— Start of Data —
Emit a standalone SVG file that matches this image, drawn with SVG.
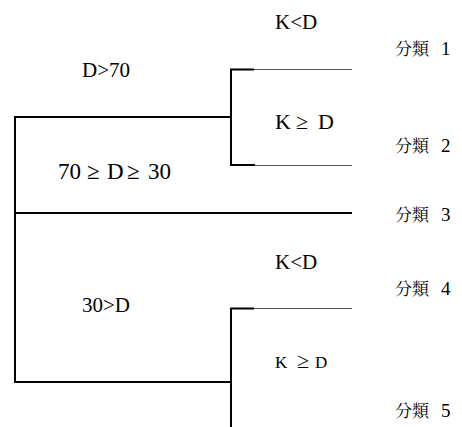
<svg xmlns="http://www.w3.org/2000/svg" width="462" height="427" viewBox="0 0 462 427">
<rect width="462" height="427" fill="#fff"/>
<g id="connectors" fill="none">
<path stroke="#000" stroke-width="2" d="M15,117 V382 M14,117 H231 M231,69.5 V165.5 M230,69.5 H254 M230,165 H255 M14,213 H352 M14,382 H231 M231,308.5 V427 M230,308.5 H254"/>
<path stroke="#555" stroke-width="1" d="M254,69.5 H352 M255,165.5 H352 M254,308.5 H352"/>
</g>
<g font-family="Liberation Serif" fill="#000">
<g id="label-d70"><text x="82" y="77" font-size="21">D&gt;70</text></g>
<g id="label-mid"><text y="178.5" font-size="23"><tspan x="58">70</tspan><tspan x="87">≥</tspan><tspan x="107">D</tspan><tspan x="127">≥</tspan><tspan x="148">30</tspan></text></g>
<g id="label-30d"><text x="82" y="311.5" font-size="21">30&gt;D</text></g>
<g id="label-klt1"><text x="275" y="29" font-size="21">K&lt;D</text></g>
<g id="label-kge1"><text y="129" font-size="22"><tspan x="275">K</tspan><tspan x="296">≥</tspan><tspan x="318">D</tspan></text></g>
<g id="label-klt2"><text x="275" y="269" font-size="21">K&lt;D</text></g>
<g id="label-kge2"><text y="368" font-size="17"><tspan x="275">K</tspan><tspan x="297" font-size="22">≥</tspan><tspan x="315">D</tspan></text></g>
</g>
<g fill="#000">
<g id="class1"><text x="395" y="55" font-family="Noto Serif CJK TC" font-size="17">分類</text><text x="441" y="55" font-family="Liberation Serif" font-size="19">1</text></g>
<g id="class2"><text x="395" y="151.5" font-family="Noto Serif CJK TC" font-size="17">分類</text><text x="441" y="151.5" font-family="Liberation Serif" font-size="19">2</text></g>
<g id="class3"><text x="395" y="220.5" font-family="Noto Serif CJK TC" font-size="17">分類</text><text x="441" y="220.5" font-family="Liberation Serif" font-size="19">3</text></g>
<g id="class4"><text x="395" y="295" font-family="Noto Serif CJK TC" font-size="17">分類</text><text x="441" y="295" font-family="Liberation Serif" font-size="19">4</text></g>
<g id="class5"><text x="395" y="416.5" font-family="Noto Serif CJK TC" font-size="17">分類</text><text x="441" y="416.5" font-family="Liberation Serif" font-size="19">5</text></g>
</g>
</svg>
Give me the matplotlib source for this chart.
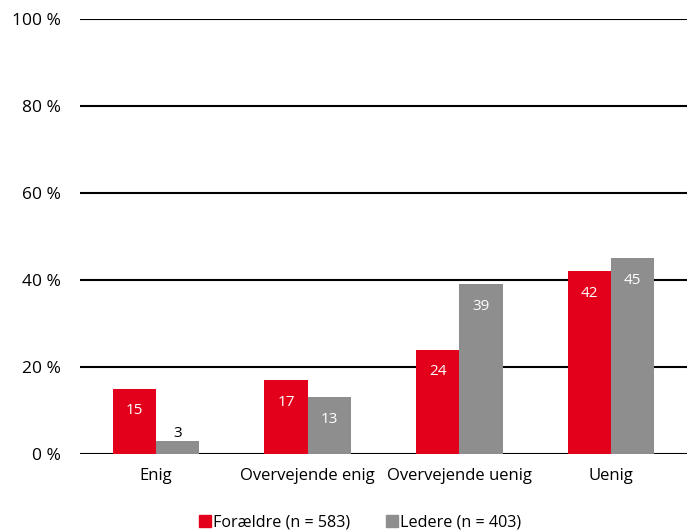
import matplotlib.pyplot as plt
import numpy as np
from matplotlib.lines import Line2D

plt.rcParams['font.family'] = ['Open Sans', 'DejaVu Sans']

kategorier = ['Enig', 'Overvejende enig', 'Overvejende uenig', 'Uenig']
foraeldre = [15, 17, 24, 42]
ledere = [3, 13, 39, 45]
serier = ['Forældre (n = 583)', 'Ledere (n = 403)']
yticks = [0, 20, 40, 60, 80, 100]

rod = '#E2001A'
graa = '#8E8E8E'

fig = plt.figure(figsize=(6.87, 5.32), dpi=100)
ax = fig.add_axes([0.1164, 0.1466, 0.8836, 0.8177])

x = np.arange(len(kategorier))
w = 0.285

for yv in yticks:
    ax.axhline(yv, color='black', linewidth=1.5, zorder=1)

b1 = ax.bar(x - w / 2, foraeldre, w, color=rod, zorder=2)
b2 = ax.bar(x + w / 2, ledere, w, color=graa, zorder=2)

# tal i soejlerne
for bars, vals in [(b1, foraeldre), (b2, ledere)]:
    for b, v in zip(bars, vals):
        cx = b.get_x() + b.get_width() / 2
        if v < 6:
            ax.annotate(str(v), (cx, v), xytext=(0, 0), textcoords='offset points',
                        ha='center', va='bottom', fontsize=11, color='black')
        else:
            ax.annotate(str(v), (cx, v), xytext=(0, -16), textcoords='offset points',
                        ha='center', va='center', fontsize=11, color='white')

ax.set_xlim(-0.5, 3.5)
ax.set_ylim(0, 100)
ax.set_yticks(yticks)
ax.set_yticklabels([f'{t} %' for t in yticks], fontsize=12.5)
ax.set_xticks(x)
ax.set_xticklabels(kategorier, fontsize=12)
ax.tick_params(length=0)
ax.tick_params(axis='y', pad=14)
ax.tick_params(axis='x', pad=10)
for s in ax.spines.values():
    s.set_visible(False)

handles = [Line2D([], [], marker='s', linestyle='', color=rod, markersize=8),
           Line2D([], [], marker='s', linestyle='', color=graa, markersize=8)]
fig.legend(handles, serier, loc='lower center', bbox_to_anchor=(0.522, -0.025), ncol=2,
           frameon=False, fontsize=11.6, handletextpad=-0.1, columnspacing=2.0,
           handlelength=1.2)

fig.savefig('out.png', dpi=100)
— End of Data —
— Start of Data —
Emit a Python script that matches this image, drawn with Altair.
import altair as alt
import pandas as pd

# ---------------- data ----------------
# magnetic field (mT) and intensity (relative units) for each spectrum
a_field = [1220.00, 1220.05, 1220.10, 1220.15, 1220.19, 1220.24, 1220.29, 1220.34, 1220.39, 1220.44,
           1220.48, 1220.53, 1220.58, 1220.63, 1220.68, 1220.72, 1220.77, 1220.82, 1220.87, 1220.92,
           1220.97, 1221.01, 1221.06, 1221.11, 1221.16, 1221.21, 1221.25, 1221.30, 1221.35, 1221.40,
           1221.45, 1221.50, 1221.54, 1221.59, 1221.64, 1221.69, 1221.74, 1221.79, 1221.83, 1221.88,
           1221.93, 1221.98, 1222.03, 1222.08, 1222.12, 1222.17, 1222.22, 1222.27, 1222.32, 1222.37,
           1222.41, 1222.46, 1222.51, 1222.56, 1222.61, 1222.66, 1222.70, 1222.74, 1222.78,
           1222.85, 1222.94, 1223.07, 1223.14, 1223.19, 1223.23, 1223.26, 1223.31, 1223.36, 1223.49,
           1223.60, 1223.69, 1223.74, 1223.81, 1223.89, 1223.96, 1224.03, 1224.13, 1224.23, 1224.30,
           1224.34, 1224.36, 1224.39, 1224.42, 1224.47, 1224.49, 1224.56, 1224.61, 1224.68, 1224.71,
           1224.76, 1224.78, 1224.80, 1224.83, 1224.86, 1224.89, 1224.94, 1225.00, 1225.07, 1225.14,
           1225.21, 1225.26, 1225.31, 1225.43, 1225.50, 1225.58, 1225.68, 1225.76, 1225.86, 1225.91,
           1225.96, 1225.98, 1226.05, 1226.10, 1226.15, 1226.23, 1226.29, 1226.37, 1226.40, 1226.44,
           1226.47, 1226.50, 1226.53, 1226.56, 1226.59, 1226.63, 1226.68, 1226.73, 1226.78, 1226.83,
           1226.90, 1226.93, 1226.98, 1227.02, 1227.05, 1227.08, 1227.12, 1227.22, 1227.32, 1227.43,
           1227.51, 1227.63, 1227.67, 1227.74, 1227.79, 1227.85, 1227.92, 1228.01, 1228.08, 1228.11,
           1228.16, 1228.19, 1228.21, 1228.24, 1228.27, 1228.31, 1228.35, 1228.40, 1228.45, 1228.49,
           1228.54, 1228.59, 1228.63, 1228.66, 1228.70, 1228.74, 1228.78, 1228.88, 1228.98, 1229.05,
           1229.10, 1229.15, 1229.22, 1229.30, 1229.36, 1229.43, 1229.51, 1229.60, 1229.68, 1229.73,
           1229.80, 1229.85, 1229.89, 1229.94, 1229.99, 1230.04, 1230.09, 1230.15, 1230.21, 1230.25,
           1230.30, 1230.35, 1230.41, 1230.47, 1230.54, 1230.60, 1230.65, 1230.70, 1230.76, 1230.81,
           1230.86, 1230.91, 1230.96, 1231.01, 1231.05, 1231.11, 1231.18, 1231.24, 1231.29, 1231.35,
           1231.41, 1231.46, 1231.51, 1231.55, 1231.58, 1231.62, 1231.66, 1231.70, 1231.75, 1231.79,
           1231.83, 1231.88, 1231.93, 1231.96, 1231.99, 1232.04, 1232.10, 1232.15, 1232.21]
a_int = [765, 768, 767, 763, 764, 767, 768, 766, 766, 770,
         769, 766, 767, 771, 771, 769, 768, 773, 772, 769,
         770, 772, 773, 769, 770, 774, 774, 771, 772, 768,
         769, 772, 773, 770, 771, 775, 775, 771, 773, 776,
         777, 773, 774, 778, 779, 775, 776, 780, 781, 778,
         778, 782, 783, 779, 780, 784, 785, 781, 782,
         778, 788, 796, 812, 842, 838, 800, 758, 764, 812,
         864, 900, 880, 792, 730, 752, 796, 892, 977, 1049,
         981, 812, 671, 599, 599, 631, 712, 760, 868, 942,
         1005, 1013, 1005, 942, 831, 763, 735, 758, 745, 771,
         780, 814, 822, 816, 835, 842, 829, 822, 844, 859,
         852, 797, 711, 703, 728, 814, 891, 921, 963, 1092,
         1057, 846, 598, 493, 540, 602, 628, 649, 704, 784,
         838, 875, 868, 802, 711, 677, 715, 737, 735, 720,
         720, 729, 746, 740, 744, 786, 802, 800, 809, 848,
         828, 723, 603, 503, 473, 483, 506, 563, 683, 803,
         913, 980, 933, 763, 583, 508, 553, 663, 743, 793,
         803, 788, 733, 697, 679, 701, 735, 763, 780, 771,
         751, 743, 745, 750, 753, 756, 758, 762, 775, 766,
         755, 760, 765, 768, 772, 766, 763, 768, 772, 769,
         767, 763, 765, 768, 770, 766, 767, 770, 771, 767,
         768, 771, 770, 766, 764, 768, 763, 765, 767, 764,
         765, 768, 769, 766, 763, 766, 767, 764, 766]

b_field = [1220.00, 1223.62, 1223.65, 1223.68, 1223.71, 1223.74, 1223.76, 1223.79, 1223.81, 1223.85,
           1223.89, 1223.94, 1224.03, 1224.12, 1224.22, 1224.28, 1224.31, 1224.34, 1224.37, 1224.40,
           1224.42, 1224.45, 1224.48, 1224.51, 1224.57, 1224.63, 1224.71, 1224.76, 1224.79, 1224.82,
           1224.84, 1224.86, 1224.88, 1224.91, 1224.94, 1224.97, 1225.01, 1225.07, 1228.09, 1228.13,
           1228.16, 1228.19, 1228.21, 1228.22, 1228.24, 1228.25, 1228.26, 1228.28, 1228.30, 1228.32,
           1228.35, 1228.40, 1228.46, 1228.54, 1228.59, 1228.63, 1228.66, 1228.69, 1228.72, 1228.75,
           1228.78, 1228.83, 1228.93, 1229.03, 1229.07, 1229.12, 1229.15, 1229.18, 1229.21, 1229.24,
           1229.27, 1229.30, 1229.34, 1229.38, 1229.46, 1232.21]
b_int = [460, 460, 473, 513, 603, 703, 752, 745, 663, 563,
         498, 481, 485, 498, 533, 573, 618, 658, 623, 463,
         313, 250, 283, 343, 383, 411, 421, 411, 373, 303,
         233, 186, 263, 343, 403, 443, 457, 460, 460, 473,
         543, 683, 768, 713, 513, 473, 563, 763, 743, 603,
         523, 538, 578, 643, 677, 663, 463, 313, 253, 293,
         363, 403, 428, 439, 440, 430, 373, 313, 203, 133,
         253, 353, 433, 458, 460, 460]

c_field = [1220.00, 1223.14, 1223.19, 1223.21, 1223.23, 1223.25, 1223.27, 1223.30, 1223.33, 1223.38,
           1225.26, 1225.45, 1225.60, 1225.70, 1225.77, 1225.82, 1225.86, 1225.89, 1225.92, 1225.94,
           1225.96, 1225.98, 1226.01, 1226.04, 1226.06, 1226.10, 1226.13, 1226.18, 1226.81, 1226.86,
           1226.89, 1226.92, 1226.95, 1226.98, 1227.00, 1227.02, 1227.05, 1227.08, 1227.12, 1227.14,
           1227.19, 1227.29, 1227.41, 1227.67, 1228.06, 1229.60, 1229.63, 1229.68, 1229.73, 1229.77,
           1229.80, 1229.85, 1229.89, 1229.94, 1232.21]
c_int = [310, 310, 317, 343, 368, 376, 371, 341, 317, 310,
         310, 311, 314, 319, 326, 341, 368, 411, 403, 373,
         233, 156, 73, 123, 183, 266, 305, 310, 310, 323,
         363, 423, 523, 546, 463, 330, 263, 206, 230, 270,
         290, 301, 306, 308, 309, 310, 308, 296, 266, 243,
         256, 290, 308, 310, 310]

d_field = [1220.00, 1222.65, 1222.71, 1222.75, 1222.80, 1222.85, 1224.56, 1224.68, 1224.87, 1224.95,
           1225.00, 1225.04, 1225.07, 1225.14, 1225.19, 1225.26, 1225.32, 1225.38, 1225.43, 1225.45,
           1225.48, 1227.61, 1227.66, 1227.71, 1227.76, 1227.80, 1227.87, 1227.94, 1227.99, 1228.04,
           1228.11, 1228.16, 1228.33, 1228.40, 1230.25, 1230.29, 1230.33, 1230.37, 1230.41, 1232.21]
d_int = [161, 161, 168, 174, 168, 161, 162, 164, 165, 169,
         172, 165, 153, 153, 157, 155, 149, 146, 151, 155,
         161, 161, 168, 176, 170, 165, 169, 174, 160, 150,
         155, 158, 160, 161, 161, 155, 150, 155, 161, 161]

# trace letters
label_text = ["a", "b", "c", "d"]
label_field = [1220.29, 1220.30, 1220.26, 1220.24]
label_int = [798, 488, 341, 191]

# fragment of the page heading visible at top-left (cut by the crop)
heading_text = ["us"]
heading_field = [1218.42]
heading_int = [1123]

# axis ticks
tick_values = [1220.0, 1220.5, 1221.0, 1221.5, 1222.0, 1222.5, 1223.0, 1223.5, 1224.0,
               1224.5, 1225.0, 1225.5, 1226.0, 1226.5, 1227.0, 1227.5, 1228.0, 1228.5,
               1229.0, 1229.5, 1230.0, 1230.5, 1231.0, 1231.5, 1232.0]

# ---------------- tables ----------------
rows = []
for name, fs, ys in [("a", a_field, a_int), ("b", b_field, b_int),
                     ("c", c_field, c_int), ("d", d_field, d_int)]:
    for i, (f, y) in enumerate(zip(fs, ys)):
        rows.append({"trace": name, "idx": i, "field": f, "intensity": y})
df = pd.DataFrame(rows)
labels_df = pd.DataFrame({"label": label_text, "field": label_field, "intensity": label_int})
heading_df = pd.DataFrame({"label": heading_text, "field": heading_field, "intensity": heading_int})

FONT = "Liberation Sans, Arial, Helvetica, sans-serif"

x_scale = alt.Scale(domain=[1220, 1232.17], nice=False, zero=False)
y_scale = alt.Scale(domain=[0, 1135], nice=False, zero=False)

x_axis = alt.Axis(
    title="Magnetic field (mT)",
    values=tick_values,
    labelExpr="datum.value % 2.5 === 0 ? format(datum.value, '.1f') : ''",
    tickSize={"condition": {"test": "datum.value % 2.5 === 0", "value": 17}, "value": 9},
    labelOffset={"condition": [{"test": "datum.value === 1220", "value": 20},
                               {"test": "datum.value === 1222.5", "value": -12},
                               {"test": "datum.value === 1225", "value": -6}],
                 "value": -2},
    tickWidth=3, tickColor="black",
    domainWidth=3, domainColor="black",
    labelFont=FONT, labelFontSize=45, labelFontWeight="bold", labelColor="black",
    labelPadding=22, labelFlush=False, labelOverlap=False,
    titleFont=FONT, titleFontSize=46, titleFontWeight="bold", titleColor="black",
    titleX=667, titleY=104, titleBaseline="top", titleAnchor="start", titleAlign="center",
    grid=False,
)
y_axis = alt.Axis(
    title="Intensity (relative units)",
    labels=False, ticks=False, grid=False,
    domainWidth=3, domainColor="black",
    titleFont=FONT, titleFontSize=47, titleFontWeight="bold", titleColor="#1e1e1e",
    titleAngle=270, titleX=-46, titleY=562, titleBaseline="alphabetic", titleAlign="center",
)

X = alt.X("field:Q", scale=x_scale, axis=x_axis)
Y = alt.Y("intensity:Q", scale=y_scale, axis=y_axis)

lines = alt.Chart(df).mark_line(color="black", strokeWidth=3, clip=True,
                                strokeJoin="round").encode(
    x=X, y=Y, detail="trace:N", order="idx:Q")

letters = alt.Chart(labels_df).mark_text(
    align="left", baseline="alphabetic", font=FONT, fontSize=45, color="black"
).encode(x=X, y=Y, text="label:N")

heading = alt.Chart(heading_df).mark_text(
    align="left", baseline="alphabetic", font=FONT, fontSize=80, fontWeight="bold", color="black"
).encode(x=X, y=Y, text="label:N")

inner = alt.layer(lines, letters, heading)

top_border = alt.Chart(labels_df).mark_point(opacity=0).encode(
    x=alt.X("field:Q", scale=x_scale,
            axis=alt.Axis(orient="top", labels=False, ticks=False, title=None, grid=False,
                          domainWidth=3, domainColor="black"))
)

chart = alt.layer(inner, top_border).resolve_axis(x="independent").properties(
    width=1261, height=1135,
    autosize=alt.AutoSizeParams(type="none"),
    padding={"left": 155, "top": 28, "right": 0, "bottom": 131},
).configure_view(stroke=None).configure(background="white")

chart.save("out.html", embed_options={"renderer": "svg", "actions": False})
— End of Data —
# Task prompt
Show all lines in the entries above where the string "matplotlib" appears.

# Exercise output
Give me the matplotlib source for this chart.
import matplotlib.pyplot as plt
from matplotlib.lines import Line2D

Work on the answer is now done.